Un peu trop de maturité ?
Je suis aussi entré dans Adieu les cons avec en tête le délicieux En liberté ! car je m’attendais à un semblable vent de folie, à la sauce dupontélienne, évidemment. Le seul problème, c’est qu’Adieu les cons n’est pas à la hauteur de son titre un peu anar. « Adieu les cons », ça sonne comme un doigt d’honneur flamboyant… or ça sonnera un peu faux, dans le film. La vérité est que le cinéma de Dupontel est de moins en moins chtarbé. On peut parler de maturité ; dis comme ça, c’est positif. Mais en même temps, si les gens ont aimé Bernie, c’était pour une bonne raison. L’excès exaltait. On ne demande pas le punk hystérique d’Enfermés dehors… mais au bout du compte, la meilleure partie d’Adieu les cons, c’est l’excessive, c’est-à-dire la première moitié. Après… ça devient un peu plan-plan. La poésie bascule dans le mignonnet, comme avec la partie Berroyer. Le film est court, 1h27, comme la plupart des Dupontel, et pourtant il arrive à avoir un petit coup de mou dans sa seconde moitié… peut-être parce que le réalisateur s’est un peu perdu dans son monde. Il fallait au moins ça pour croire que la scène de l’ascenseur, sans spoilers, allait être AUTRE CHOSE qu’improbable, et donc ridicule, même selon les standards du film.

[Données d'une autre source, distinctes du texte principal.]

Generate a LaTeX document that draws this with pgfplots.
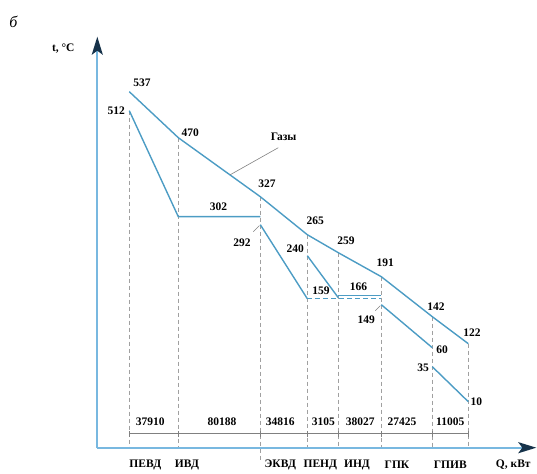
\documentclass[border=0pt]{standalone}
\usepackage{pgfplots}
\pgfplotsset{compat=1.18}
\usepackage{fontspec}
\setmainfont{Liberation Serif}
\usetikzlibrary{arrows.meta}
\definecolor{lineblue}{HTML}{4C9CC4}
\definecolor{axisblue}{HTML}{78B8E0}
\definecolor{arrowdark}{HTML}{16324A}
\definecolor{dashgray}{HTML}{A0A0A0}
\begin{document}
\begin{tikzpicture}
\begin{axis}[
  scale only axis, width=438pt, height=410pt,
  xmin=0, xmax=438, ymin=0, ymax=410,
  axis lines=none,
  xtick=\empty, ytick=\empty,
  clip=false,
  nodes={font=\fontsize{11.5}{12}\selectfont\bfseries, inner sep=1pt},
]
% bounding box corners
\coordinate (bl) at (axis cs:-97.3,-25.3);
\coordinate (tr) at (axis cs:439.7,447.7);
% dashed verticals
\addplot[dashgray, line width=1pt, dash pattern=on 4pt off 3pt] coordinates {(32,337) (32,0)};
\addplot[dashgray, line width=1pt, dash pattern=on 4pt off 3pt] coordinates {(81,310) (81,0)};
\addplot[dashgray, line width=1pt, dash pattern=on 4pt off 3pt] coordinates {(163,251) (163,-14)};
\addplot[dashgray, line width=1pt, dash pattern=on 4pt off 3pt] coordinates {(210,213) (210,0)};
\addplot[dashgray, line width=1pt, dash pattern=on 4pt off 3pt] coordinates {(241,195) (241,0)};
\addplot[dashgray, line width=1pt, dash pattern=on 4pt off 3pt] coordinates {(284,171) (284,0)};
\addplot[dashgray, line width=1pt, dash pattern=on 4pt off 3pt] coordinates {(335,131) (335,0)};
\addplot[dashgray, line width=1pt, dash pattern=on 4pt off 3pt] coordinates {(371,104) (371,0)};
% axes
\addplot[axisblue, line width=2pt, -{Stealth[length=18pt 0,width=11pt 0,inset=4pt,color=arrowdark,fill=arrowdark]}] coordinates {(0,0) (439,0)};
\addplot[axisblue, line width=2pt, -{Stealth[length=18pt 0,width=11pt 0,inset=4pt,color=arrowdark,fill=arrowdark]}] coordinates {(0,0) (0,411)};
% dimension line
\addplot[gray, line width=0.6pt] coordinates {(32,14) (371,14)};
\foreach \xx in {32,81,163,210,241,284,335,371}{
  \edef\temp{\noexpand\addplot[gray, line width=0.6pt] coordinates {(\xx,11) (\xx,17)};}
  \temp
}
% gas line
\addplot[lineblue, line width=1.4pt] coordinates {(32,356) (81,310) (163,251) (210,213) (241,195) (284,171) (335,131) (371,104)};
% working medium lines
\addplot[lineblue, line width=1.4pt] coordinates {(32,337) (81,231) (163,231)};
\addplot[lineblue, line width=1.4pt] coordinates {(163,223) (210,149)};
\addplot[lineblue, line width=1.2pt, dash pattern=on 5pt off 3pt] coordinates {(210,149) (284,149)};
\addplot[lineblue, line width=1.4pt] coordinates {(210,192) (241,150)};
\addplot[lineblue, line width=1.4pt] coordinates {(241,152) (284,152)};
\addplot[lineblue, line width=1.4pt] coordinates {(284,143) (335,100)};
\addplot[lineblue, line width=1.4pt] coordinates {(335,81) (371,46)};
% leaders
\addplot[gray, line width=0.6pt] coordinates {(133,273) (181,300)};
\addplot[gray, line width=0.6pt] coordinates {(156,216) (162,222)};
\addplot[gray, line width=0.6pt] coordinates {(278,137) (283,142)};
% value labels
\node at (axis cs:44.7,365) {537};
\node at (axis cs:19,337.3) {512};
\node at (axis cs:93,315.3) {470};
\node at (axis cs:169.7,264) {327};
\node at (axis cs:121.3,241.3) {302};
\node at (axis cs:144.7,205.3) {292};
\node at (axis cs:186.3,311.3) {Газы};
\node at (axis cs:218,227.3) {265};
\node at (axis cs:198,199) {240};
\node at (axis cs:248.7,207.3) {259};
\node at (axis cs:223.7,157.3) {159};
\node at (axis cs:261.3,160.7) {166};
\node at (axis cs:288,184.7) {191};
\node at (axis cs:269,128) {149};
\node at (axis cs:338.7,141.3) {142};
\node at (axis cs:344.7,98) {60};
\node at (axis cs:325.7,79.7) {35};
\node at (axis cs:374.7,115.3) {122};
\node at (axis cs:379,46.3) {10};
% Q values
\node at (axis cs:53,26.3) {37910};
\node at (axis cs:124.7,26.3) {80188};
\node at (axis cs:183,26.3) {34816};
\node at (axis cs:226,26.3) {3105};
\node at (axis cs:263,26.3) {38027};
\node at (axis cs:304.7,26.3) {27425};
\node at (axis cs:353,26.3) {11005};
% section names
\node at (axis cs:48,-17) {ПЕВД};
\node at (axis cs:89.7,-17) {ИВД};
\node at (axis cs:183,-17) {ЭКВД};
\node at (axis cs:223,-17) {ПЕНД};
\node at (axis cs:259.7,-17) {ИНД};
\node at (axis cs:299.7,-17) {ГПК};
\node at (axis cs:353,-17) {ГПИВ};
\node at (axis cs:416,-17) {Q, кВт};
\node at (axis cs:-34,399) {t, °C};
\node[font=\fontsize{16}{17}\selectfont\itshape] at (axis cs:-84,426) {б};
\end{axis}
\pgfresetboundingbox
\useasboundingbox (bl) rectangle (tr);
\end{tikzpicture}
\end{document}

Le côté Amélie Poulain du cinéma dupontélien, qui s’est développé au fil des années et qu’on retrouve ici dans M. Blin, les flash-backs et la musique, est à double-tranchant : bien exploité, ça peut être charmant ; mal, ça peut alourdir la guimauve et braquer ceux qui ont déjà du mal avec le classique de Jeunet. Fort heureusement, Efira et Dupontel, acteur exceptionnel dans le registre dramatique, font passer la guimauve des bons sentiments en leur prêtant une authenticité… fluidifiante, dira-t-on, jusque dans cette fin un peu brusque même si c’est assumé. Dupontel est un bon exemple de cinéaste qui tire de meilleur de son expérience d’acteur pour créer quelque chose de fort avec les siens. Son empathie à l’égard de ses personnages et le cabotinage de Marié sauvent de justesse le troisième acte. Et donc, dans l’ensemble, le film.
Oui, mais non (revue de presse)
Avant de finir, brève revue de quelques passages de critiques presse mis en exergue sur Allociné. Pas besoin de préciser que je ne me pose pas en détenteur de la vérité, ce n’est que mon avis sur des avis. Je me concentre sur le négatif puisque j’ai, dans l’ensemble, aimé le film. Les Cahiers du Cinéma semble regretter l’insolence des anciens Dupontel : c’est mon cas aussi, mais vous l’avez compris, si vous cherchez du subversif avec le Dupontel euh mâture, mieux vaut passer votre chemin. Puis ils parlent de « récup’ opportuniste du sujet des violences policières »… ou comment projeter bien sévèrement. Les Inrocks parlent, en écriture inclusive s’il-vous-plait, de grandiloquence kitsch : j’ai moi-même parlé de kitsch, mais pour le limiter à certains passages ; dans l’ensemble, le film est grandiloquent, oui, mais kitsch, je ne vois pas… haut en couleurs et kitsch, ce n’est pas la même chose. Libération parle d’un « After Hours rabougri » et d’une « tour impersonnelle » : alors, ça fait tout naturellement référence au jubilatoire et complètement fou voyage au bout de la nuit new-yorkaise de Martin Scorsese, et… je ne vois pas le rapport. Parce que l’action du Dupontel se passe autant de jour que de nuit, que ses protagonistes sont à la recherche de quelque chose de positif alors que celui du Scorsese cherche à fuir un monde interlope craignos, que l’univers de Scorsese n’a rien d’améliepoulinesque… Quant à la « tour impersonnelle », ouais ben, c’est une tour de la Défense, quoi. Je suis sûr à 98% que c’était l’idée. Le CONTRE de Télérama parle de « film con… formiste » : j’ai parlé d’enfonçage de portes ouvertes dans mon chapitre dédié à la critique de la société à laquelle s’est livrée Dupontel : c’est louable, mais inoffensif. En revanche, je ne dirais pas « conformiste », mais… conformé.